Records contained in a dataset
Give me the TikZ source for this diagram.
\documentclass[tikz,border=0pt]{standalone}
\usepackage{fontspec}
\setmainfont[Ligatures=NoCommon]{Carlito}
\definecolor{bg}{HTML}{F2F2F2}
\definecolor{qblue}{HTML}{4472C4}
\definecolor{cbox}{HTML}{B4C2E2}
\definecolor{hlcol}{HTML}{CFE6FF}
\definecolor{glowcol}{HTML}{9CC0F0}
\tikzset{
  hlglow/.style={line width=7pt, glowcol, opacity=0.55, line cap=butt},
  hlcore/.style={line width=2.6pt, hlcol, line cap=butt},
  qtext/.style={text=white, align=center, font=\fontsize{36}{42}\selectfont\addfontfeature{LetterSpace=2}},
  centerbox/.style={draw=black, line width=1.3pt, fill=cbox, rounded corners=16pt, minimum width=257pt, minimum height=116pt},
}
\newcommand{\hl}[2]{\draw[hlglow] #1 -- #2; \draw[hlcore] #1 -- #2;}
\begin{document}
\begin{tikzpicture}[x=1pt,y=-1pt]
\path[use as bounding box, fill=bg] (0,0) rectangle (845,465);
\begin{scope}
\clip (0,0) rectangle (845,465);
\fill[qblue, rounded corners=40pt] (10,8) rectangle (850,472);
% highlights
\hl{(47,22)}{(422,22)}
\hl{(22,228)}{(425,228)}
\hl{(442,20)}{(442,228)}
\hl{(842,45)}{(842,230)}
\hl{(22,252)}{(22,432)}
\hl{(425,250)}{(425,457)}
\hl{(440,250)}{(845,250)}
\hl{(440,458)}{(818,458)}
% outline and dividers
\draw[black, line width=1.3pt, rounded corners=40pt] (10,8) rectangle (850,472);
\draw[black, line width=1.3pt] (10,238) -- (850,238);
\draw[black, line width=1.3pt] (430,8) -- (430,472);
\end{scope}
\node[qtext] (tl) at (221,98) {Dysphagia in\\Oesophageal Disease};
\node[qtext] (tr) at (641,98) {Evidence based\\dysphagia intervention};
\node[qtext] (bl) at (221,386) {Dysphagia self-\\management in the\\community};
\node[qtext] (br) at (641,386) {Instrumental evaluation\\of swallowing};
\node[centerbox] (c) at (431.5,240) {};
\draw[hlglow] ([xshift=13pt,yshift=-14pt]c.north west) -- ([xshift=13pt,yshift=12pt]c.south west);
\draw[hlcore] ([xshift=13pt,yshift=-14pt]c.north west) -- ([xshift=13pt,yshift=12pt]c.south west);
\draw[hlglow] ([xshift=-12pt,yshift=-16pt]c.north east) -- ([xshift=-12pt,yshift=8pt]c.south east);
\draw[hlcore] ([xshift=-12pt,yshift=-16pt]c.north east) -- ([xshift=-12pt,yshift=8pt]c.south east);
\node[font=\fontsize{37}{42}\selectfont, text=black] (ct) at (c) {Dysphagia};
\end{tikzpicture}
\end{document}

--

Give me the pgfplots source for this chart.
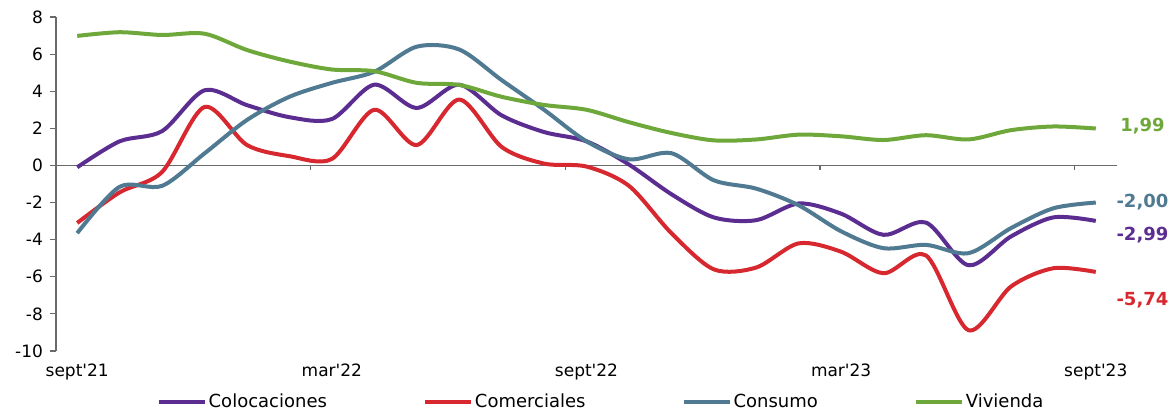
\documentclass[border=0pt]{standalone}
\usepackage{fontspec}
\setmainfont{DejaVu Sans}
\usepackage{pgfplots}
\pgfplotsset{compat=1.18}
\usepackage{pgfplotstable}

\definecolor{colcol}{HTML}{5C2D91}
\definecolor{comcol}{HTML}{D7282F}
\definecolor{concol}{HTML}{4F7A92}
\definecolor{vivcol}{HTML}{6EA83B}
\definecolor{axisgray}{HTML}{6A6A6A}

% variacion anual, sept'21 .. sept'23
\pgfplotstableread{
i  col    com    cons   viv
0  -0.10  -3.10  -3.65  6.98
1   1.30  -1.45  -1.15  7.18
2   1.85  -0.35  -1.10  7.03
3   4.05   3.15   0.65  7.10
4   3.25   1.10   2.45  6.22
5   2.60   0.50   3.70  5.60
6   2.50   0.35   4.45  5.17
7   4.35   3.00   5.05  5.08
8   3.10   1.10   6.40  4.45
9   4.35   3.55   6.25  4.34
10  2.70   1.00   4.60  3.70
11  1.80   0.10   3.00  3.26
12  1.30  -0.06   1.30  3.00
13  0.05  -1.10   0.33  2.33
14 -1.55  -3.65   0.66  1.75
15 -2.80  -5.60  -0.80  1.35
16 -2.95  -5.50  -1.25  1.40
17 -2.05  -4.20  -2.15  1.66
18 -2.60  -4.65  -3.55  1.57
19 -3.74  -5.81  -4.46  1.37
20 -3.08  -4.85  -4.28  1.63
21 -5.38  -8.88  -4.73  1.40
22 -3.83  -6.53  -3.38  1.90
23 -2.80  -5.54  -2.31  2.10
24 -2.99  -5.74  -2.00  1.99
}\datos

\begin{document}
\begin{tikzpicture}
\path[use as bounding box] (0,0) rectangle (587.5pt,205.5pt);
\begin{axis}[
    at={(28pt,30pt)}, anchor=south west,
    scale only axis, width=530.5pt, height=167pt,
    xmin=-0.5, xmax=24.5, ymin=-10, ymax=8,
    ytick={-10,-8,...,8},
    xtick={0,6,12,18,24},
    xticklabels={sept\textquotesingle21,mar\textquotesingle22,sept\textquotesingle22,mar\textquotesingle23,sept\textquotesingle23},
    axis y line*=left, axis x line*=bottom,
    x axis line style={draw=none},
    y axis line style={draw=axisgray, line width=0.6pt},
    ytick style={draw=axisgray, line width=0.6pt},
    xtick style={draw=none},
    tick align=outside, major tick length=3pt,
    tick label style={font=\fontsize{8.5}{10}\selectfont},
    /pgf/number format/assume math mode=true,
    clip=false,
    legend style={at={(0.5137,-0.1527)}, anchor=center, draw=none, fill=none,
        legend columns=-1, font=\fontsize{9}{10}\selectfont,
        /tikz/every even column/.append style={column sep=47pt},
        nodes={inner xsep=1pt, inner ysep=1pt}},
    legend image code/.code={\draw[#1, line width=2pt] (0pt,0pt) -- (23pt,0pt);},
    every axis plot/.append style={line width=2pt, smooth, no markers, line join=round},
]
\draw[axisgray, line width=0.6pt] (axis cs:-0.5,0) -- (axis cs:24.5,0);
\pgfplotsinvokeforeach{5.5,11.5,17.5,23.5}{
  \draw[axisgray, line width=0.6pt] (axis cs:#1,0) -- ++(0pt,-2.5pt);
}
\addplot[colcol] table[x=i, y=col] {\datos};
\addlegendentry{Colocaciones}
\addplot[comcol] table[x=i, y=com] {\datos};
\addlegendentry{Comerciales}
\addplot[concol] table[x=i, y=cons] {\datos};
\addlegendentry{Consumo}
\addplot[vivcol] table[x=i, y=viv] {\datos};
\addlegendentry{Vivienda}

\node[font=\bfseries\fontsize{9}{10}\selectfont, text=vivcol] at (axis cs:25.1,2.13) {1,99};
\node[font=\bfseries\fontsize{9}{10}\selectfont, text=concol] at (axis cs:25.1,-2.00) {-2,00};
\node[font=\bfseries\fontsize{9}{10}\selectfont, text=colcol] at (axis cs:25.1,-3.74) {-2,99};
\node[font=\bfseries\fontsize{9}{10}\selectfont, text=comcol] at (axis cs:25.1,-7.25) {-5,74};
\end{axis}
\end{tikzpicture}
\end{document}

* * *

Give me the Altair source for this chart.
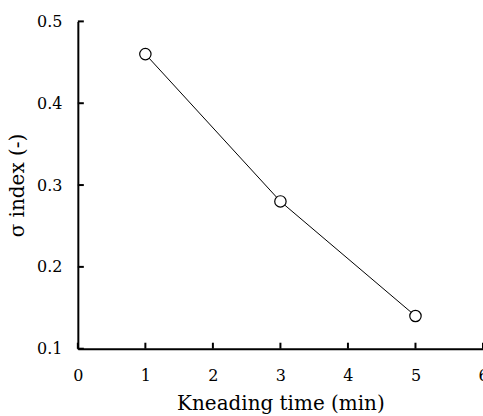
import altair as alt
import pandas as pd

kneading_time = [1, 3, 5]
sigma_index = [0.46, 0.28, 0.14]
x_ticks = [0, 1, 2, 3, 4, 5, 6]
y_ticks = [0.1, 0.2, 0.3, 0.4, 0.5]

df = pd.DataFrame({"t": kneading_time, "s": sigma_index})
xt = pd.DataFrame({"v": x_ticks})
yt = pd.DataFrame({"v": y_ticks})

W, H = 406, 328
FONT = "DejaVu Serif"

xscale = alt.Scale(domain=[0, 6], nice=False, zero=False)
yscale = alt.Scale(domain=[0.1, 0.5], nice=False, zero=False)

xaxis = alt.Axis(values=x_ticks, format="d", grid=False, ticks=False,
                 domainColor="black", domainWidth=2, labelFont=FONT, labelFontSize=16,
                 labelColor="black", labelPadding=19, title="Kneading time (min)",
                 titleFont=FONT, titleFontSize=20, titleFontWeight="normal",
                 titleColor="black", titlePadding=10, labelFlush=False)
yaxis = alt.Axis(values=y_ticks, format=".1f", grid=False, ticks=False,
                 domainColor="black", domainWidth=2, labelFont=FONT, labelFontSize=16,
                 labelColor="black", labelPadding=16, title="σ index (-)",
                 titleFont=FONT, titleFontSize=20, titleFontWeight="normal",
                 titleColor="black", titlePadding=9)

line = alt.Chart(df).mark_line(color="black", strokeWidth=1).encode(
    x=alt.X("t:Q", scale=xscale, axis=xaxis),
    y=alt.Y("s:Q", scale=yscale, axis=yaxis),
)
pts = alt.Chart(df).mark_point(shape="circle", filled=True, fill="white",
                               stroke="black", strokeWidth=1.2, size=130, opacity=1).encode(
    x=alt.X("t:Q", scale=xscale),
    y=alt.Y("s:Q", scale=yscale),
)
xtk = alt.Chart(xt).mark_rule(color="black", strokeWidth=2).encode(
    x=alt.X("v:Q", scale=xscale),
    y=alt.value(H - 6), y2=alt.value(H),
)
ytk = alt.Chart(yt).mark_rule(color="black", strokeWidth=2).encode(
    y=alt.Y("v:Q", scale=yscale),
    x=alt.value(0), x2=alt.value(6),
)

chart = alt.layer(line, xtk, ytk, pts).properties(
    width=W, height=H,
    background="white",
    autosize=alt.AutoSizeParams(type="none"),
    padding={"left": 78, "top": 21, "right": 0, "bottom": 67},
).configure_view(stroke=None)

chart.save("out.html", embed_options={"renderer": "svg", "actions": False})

- **Task**
Only the lines from the one bearing "Give me the Altair source for this chart." to the one bearing "yscale = alt.Scale(domain=[0.1, 0.5], nice=False, zero=False)", both included, should be restated word for word, with pictures left out.

- **Complete output**
Give me the Altair source for this chart.
import altair as alt
import pandas as pd

kneading_time = [1, 3, 5]
sigma_index = [0.46, 0.28, 0.14]
x_ticks = [0, 1, 2, 3, 4, 5, 6]
y_ticks = [0.1, 0.2, 0.3, 0.4, 0.5]

df = pd.DataFrame({"t": kneading_time, "s": sigma_index})
xt = pd.DataFrame({"v": x_ticks})
yt = pd.DataFrame({"v": y_ticks})

W, H = 406, 328
FONT = "DejaVu Serif"

xscale = alt.Scale(domain=[0, 6], nice=False, zero=False)
yscale = alt.Scale(domain=[0.1, 0.5], nice=False, zero=False)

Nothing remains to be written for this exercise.